[EXERCISE TASK]
Check every line below for the string "standalone", and copy the lines that contain it.

[DATASET RECORDS]
··········

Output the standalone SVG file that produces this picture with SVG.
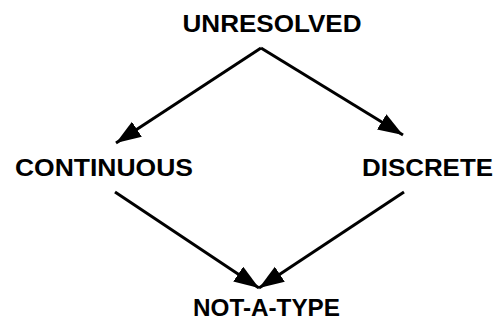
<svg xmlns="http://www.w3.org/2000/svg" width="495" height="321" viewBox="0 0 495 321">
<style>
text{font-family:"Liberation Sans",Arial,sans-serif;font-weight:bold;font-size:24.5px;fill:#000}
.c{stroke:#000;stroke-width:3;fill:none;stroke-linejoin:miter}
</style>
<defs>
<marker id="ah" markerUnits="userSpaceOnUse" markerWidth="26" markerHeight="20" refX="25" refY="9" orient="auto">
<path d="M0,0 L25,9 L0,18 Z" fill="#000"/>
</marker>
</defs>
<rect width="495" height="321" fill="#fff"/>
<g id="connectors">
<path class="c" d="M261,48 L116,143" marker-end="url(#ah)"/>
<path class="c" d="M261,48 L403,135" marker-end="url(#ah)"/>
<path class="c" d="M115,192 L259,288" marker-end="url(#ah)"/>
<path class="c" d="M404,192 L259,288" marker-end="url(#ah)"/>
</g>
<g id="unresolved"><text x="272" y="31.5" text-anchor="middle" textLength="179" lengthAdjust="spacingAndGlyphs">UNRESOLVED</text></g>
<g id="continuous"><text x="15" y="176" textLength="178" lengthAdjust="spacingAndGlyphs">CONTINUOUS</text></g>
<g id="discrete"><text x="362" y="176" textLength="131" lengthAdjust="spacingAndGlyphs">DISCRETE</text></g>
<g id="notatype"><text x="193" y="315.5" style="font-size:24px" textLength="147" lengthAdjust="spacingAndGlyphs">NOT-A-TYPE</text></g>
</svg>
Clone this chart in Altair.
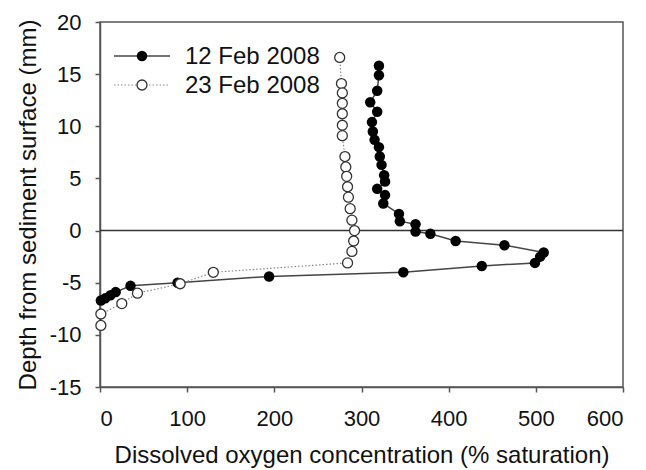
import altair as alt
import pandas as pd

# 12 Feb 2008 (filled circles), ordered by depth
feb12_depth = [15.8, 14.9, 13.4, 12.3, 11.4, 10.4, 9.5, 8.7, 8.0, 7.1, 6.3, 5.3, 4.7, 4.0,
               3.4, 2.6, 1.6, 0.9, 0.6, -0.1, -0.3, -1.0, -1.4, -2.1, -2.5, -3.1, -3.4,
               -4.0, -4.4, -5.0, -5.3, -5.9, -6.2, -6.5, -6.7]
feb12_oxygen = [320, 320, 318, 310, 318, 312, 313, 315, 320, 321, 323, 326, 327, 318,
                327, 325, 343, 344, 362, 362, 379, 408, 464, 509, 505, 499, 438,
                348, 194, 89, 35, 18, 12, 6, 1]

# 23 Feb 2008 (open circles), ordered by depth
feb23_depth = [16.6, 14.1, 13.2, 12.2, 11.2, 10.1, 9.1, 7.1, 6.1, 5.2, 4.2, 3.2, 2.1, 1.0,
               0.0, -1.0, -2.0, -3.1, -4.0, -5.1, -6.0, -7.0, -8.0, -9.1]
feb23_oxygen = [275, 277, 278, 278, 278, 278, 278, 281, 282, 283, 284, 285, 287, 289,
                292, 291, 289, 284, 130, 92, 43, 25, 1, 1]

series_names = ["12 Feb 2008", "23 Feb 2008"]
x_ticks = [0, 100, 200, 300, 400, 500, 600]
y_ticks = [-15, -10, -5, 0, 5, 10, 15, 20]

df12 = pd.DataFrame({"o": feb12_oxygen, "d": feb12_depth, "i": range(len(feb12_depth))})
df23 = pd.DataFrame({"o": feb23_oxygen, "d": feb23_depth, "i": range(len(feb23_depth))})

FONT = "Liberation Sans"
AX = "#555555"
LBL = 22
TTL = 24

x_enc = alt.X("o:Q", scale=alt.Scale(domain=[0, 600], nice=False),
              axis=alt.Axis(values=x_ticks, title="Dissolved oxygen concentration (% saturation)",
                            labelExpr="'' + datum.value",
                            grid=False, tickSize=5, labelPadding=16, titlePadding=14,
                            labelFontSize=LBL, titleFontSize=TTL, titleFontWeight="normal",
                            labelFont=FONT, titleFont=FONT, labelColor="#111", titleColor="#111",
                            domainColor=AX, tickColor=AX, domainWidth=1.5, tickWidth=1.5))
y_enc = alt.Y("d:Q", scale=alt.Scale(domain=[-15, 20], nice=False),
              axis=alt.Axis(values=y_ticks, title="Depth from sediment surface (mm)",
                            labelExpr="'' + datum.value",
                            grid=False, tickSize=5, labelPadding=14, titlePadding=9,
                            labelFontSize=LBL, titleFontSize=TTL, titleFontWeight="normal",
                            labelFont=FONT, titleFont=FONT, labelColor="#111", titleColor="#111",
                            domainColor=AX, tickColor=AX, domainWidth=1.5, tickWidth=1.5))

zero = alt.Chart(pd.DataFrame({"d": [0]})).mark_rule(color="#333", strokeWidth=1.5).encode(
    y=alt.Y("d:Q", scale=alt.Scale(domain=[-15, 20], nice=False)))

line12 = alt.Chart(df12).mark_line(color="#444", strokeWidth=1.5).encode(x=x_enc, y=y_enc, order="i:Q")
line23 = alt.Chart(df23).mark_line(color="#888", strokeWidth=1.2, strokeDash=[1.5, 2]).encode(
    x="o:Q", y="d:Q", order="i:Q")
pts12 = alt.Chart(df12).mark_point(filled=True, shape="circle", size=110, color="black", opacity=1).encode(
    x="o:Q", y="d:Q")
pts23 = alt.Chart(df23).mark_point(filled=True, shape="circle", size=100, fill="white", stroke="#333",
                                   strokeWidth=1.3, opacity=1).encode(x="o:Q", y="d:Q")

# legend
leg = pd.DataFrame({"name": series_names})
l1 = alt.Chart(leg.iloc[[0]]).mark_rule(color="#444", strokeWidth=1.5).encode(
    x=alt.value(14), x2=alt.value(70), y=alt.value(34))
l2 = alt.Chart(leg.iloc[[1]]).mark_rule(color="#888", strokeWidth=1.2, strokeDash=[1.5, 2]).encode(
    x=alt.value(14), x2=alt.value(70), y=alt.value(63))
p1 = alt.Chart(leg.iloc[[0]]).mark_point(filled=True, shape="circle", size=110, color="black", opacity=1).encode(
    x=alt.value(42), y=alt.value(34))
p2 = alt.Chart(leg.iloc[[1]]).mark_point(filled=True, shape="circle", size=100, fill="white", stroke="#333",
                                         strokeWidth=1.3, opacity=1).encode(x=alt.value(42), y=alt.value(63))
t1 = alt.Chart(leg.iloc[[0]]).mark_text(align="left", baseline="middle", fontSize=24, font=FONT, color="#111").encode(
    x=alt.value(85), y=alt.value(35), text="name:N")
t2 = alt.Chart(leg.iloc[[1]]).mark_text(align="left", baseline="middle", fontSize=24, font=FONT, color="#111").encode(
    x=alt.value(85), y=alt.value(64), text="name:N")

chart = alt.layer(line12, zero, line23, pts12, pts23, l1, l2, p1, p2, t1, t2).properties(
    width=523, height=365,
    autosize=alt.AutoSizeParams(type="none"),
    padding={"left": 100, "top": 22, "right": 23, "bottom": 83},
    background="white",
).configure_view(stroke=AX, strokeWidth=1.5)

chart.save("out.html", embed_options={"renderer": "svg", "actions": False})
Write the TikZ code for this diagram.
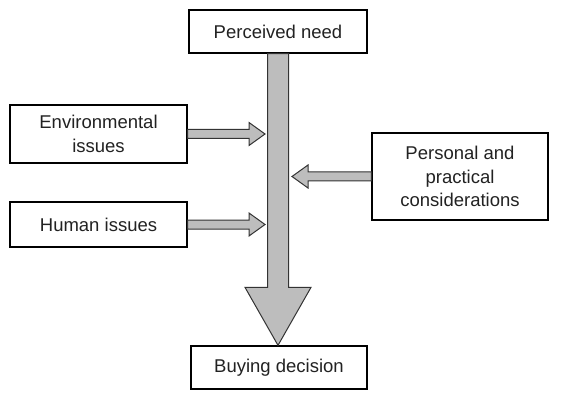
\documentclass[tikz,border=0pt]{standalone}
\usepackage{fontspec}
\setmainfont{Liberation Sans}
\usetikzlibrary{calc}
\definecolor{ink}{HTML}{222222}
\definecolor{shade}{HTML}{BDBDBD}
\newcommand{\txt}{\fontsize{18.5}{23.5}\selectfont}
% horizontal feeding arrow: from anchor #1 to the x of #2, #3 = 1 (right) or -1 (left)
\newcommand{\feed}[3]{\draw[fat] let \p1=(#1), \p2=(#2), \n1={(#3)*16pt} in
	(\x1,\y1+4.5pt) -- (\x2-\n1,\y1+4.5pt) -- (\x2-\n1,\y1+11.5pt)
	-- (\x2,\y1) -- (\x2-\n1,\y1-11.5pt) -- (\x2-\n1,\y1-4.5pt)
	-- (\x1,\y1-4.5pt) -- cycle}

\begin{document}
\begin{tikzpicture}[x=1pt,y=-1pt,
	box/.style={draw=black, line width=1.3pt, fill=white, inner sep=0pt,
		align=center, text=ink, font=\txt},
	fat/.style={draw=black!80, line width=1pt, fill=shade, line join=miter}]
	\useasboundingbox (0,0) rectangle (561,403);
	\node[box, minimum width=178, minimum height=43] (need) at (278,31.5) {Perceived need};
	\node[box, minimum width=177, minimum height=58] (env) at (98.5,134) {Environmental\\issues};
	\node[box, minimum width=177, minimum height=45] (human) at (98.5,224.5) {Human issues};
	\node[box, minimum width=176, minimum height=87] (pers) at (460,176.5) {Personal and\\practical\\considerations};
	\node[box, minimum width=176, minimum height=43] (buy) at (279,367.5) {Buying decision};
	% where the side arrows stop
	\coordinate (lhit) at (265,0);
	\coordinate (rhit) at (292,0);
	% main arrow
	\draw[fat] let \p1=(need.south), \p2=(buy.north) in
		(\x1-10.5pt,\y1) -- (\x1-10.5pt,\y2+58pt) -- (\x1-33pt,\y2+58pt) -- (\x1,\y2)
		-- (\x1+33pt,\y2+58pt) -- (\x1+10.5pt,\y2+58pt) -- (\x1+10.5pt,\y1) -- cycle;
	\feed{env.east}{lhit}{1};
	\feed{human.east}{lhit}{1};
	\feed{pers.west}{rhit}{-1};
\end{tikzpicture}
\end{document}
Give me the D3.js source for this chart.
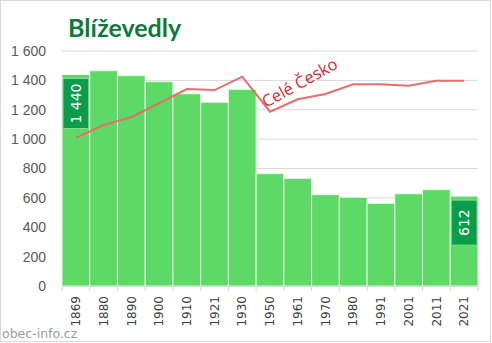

··········

[RESPONSE BELOW]
Output the standalone SVG file that produces this picture with SVG.
\documentclass[tikz,border=0pt]{standalone}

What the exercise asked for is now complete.